7. Wait for the visa and celebrate once it arrives!! I received my visa and passport about a week before I flew out. I was so nervous that I wasn’t going to get it in time, but thankfully everything went smoothly! Reality that I was moving abroad was starting to hit….
The Big Day
On the day itself, I had a lovely brunch with my Mum, Dad and sister. I dropped my sister off at the station, and had a teary goodbye. We never ever cry, so this was super strange. Was this actually happening?! Was I really not going to be there when she got back from work?! A few hours later, I left for the London Heathrow airport, with my mum and dad. I flew with British Airways to Hong Kong, where I had a 4 hour lay-over before catching my Cathay Dragon flight to Fuzhou. When I saw that I was the only foreigner on the flight, I realised that this was it. This was me starting my new chapter. This was the start of a new year of being stared at (the only times I really get stared at though are whilst I’m whizzing away on my e-bike..).

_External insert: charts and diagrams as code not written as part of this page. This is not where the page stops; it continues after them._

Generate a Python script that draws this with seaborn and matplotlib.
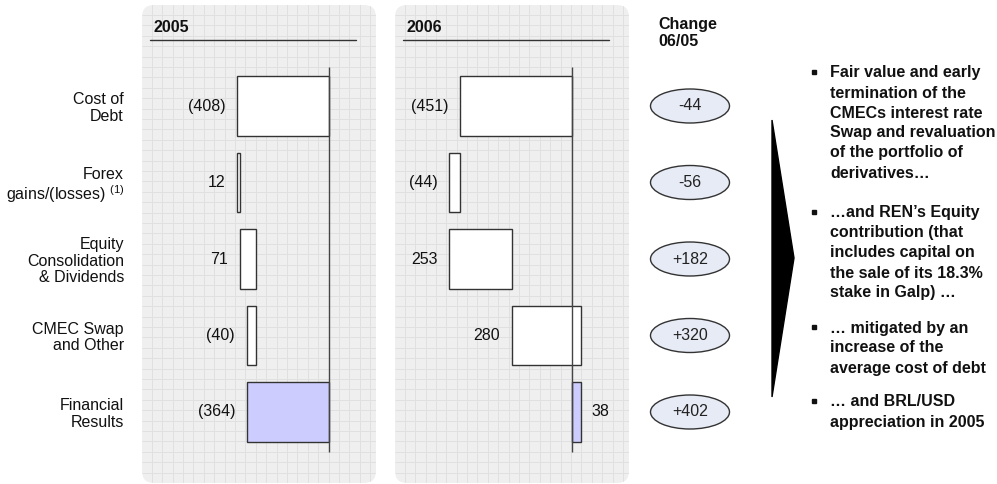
import numpy as np
import pandas as pd
import matplotlib
matplotlib.use("Agg")
import matplotlib.pyplot as plt
import seaborn as sns
from matplotlib.patches import FancyBboxPatch, Ellipse, Polygon

# ---------------- data ----------------
categories = ["Cost of\nDebt", "Forex\ngains/(losses) $^{(1)}$",
              "Equity\nConsolidation\n& Dividends", "CMEC Swap\nand Other",
              "Financial\nResults"]
years = ["2005", "2006"]
values_2005 = [-408, 12, 71, -40, -364]
values_2006 = [-451, -44, 253, 280, 38]
change_labels = ["-44", "-56", "+182", "+320", "+402"]
change_title = "Change\n06/05"
bullets = [
    ["Fair value and early", "termination of the", "CMECs interest rate",
     "Swap and revaluation", "of the portfolio of", "derivatives…"],
    ["…and REN’s Equity", "contribution (that", "includes capital on",
     "the sale of its 18.3%", "stake in Galp) …"],
    ["… mitigated by an", "increase of the", "average cost of debt"],
    ["… and BRL/USD", "appreciation in 2005"],
]

# ---------------- style ----------------
sns.set_theme(style="white")
plt.rcParams["font.family"] = ["Liberation Sans", "DejaVu Sans"]
plt.rcParams["mathtext.fontset"] = "custom"
plt.rcParams["mathtext.rm"] = "Liberation Sans"
plt.rcParams["mathtext.it"] = "Liberation Sans"
plt.rcParams["mathtext.bf"] = "Liberation Sans:bold"

W, H = 997, 484
fig = plt.figure(figsize=(W / 100, H / 100), dpi=100)
fig.patch.set_facecolor("white")

# decoration axes in pixel coordinates
deco = fig.add_axes([0, 0, 1, 1], zorder=0)
deco.set_xlim(0, W)
deco.set_ylim(H, 0)
deco.axis("off")

panels = [(142, 376), (395, 629)]
for (x0, x1), yr in zip(panels, years):
    box = FancyBboxPatch((x0, 5), x1 - x0, 478,
                         boxstyle="round,pad=0,rounding_size=12",
                         facecolor="#efefef", edgecolor="none", zorder=0)
    deco.add_patch(box)
    gx = np.arange(x0 + 9.7, x1, 10.4)
    gy = np.arange(15, H, 10.4)
    vl = deco.vlines(gx, 0, H, color="#e0e0e0", lw=0.7, zorder=0.5)
    hl = deco.hlines(gy, x0, x1, color="#e0e0e0", lw=0.7, zorder=0.5)
    vl.set_clip_path(box)
    hl.set_clip_path(box)
    deco.text(x0 + 11, 27, yr, fontsize=11.5, fontweight="bold",
              ha="left", va="center", color="#111")
    deco.plot([x0 + 8, x1 - 20], [40, 40], color="#333", lw=1)

deco.text(658, 33, change_title, fontsize=11.5, fontweight="bold",
          ha="left", va="center", color="#111", linespacing=1.15)

# black arrow triangle
deco.add_patch(Polygon([[772, 120], [794, 258], [772, 397]], closed=True,
                       facecolor="black", edgecolor="black"))

# bullet text
para_top = [73, 213, 328, 402]
for lines, y0 in zip(bullets, para_top):
    deco.plot([813.5], [y0 - 1], marker="s", ms=3.2, color="#111", mec="#111")
    for k, line in enumerate(lines):
        deco.text(830, y0 + k * 20, line, fontsize=11.5, fontweight="bold",
                  ha="left", va="center", color="#111")

# ---------------- data axes ----------------
row0, row_step = 106, 76.5
ylim = ((H - row0) / row_step, (0 - row0) / row_step)

def waterfall(vals):
    lefts, widths = [], []
    cum = 0
    for v in vals[:-1]:
        lefts.append(cum)
        widths.append(v)
        cum += v
    lefts.append(0)
    widths.append(vals[-1])
    return lefts, widths

def fmt(v):
    return f"({abs(v)})" if v < 0 else f"{v}"

axis_specs = [
    (panels[0], 329, 0.2255, values_2005),
    (panels[1], 572, 0.248, values_2006),
]
for idx, ((x0, x1), base_px, scale, vals) in enumerate(axis_specs):
    ax = fig.add_axes([x0 / W, 0, (x1 - x0) / W, 1], zorder=1)
    ax.set_facecolor("none")
    ax.set_xlim((x0 - base_px) / scale, (x1 - base_px) / scale)
    ax.set_ylim(*ylim)
    df = pd.DataFrame({"cat": categories, "value": vals})
    lefts, widths = waterfall(df["value"].tolist())
    colors = ["white"] * (len(vals) - 1) + ["#ccccff"]
    ax.barh(np.arange(len(vals)), widths, left=lefts, height=0.78,
            color=colors, edgecolor="#333333", linewidth=1, zorder=2)
    ax.vlines(0, -0.51, 4.52, color="#444", lw=1, zorder=3)
    for i, (l, w, v) in enumerate(zip(lefts, widths, vals)):
        lo, hi = min(l, l + w), max(l, l + w)
        if i == len(vals) - 1 and v > 0:
            ax.annotate(fmt(v), xy=(hi, i), xytext=(7, 0),
                        textcoords="offset points", ha="left", va="center",
                        fontsize=11.5, color="#111")
        else:
            ax.annotate(fmt(v), xy=(lo, i), xytext=(-8.5, 0),
                        textcoords="offset points", ha="right", va="center",
                        fontsize=11.5, color="#111")
    for s in ax.spines.values():
        s.set_visible(False)
    ax.set_xticks([])
    if idx == 0:
        ax.set_yticks(np.arange(len(categories)))
        ax.set_yticklabels(categories, fontsize=11.5, linespacing=1.1,
                           color="#111")
        ax.tick_params(axis="y", length=0, pad=13)
    else:
        ax.set_yticks([])
    ax.set_xlabel("")
    ax.set_ylabel("")

# change column ellipses
axc = fig.add_axes([640 / W, 0, 105 / W, 1], zorder=1)
axc.set_facecolor("none")
axc.set_xlim(640, 745)
axc.set_ylim(*ylim)
axc.axis("off")
for i, lab in enumerate(change_labels):
    axc.add_patch(Ellipse((690, i), 79, 34 / row_step, facecolor="#e7ebf5",
                          edgecolor="#333", lw=1))
    axc.text(690, i, lab, ha="center", va="center", fontsize=11.5,
             color="#222")

fig.savefig("out.png", dpi=100)
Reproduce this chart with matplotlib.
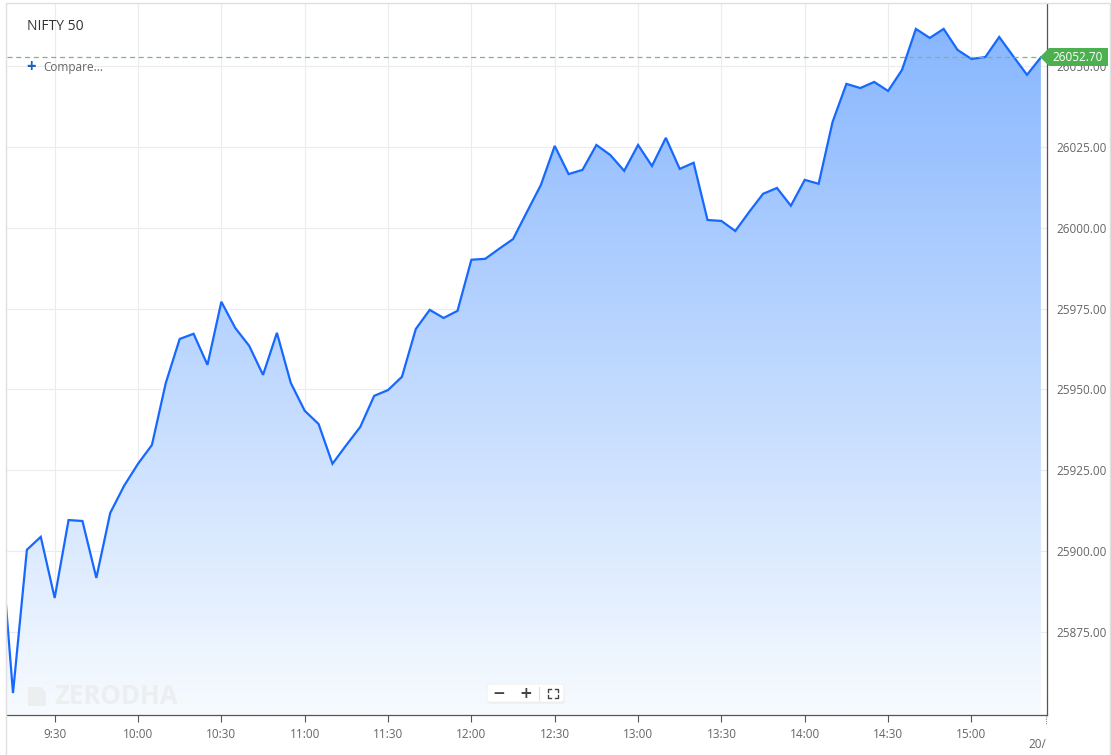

Once I arrived in Fuzhou, I was almost expecting to be quizzed by immigration as to why I was in China. What was I doing there? Where was I going? How long was I going to be there? But no! I was pleasantly surprised that I just got let through with no problems whatsoever. Again, I noticed that I was the only foreigner in the airport. Wow – there really weren’t many foreigners in Fuzhou.
I got to the baggage carousel. One bag came out. Awesome. I waited. And waited. And waited. I was texted by my HR contact – ‘I’m here!’. When the baggage carousel stopped, I realised that my second bag just wasn’t going to come. I hunted for someone to speak to. My bag had been left behind in Hong Kong. Of course. Typical. For some reason, I had had a gut feeling whilst I was packing in England, that one of my bags wouldn’t make it. So I had thankfully packed a few extra clothes and pyjamas in my handluggage. PHEW! It had, of course, been the bag with all of my clothes in it…..
The HR contact took me to my new flat and helped me settle in, set me up with the wifi, told me that the suitcase would be delivered in the morning and then headed home. It was already about 10pm at this stage, and so I video called my parents, showed them around the new flat, had a shower and then had my very first nights sleep in China!